The Committee for a Responsible Federal Budget found that Trump’s plan wouldn’t come up with nearly enough money to help the troubled entitlement program.

Trump said during a Fox News town hall on Monday that “incredible wealth under our feet” in the form of domestic oil and gas could prevent Social Security’s insolvency.

“Dedicating current oil and gas leasing revenues to Social Security would cover less than 4% of its shortfall, and it would be impossible to fix Social Security even if all federal land were opened to drilling operations,” the Committee for a Responsible Federal Budget noted in a post on Thursday.

The Interior Department’s Office of Natural Resources Revenue pegged oil and gas revenues for U.S. federal lands, federal waters, and Native American lands at $20 billion in fiscal year 2022.

“Even the entirety of estimates for U.S. oil and natural gas proved reserves – including from both federal lands and privately-owned lands – total less than $5 trillion in value (at today’s oil and natural gas prices), which is just a fraction of Social Security’s 75-year present value shortfall of over $22 trillion,” the Committee for a Responsible Federal Budget noted.

In March, the Social Security Administration reported that Social Security won’t have enough money to pay all beneficiaries the amount they are entitled to starting in 2034, a year earlier than previously expected as the program’s benefits have grown faster than its income.

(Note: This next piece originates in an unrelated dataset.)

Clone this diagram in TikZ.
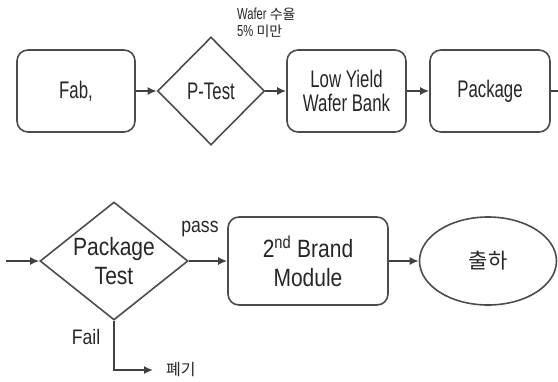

At that time, the annual cost of the program was projected to exceed the annual income in 2023 and remain higher for the 75-year projection period. The total cost of the program started to eclipse income in 2021. Social Security’s cost has exceeded its non-interest income since 2010, according to the Social Security Board of Trustees’ annual report to Congress.

The Social Security Board of Trustees in March asked Congress to address the “projected trust fund shortfalls in a timely fashion to phase in necessary changes gradually,” Acting Commissioner of Social Security Kilolo Kijakazi said at the time.

Total income, including interest, to the combined Old-Age and Survivors Insurance and Disability Insurance Trust Funds was $1.222 trillion in 2022. Total expenditures from the combined trust funds were $1.244 trillion in 2022.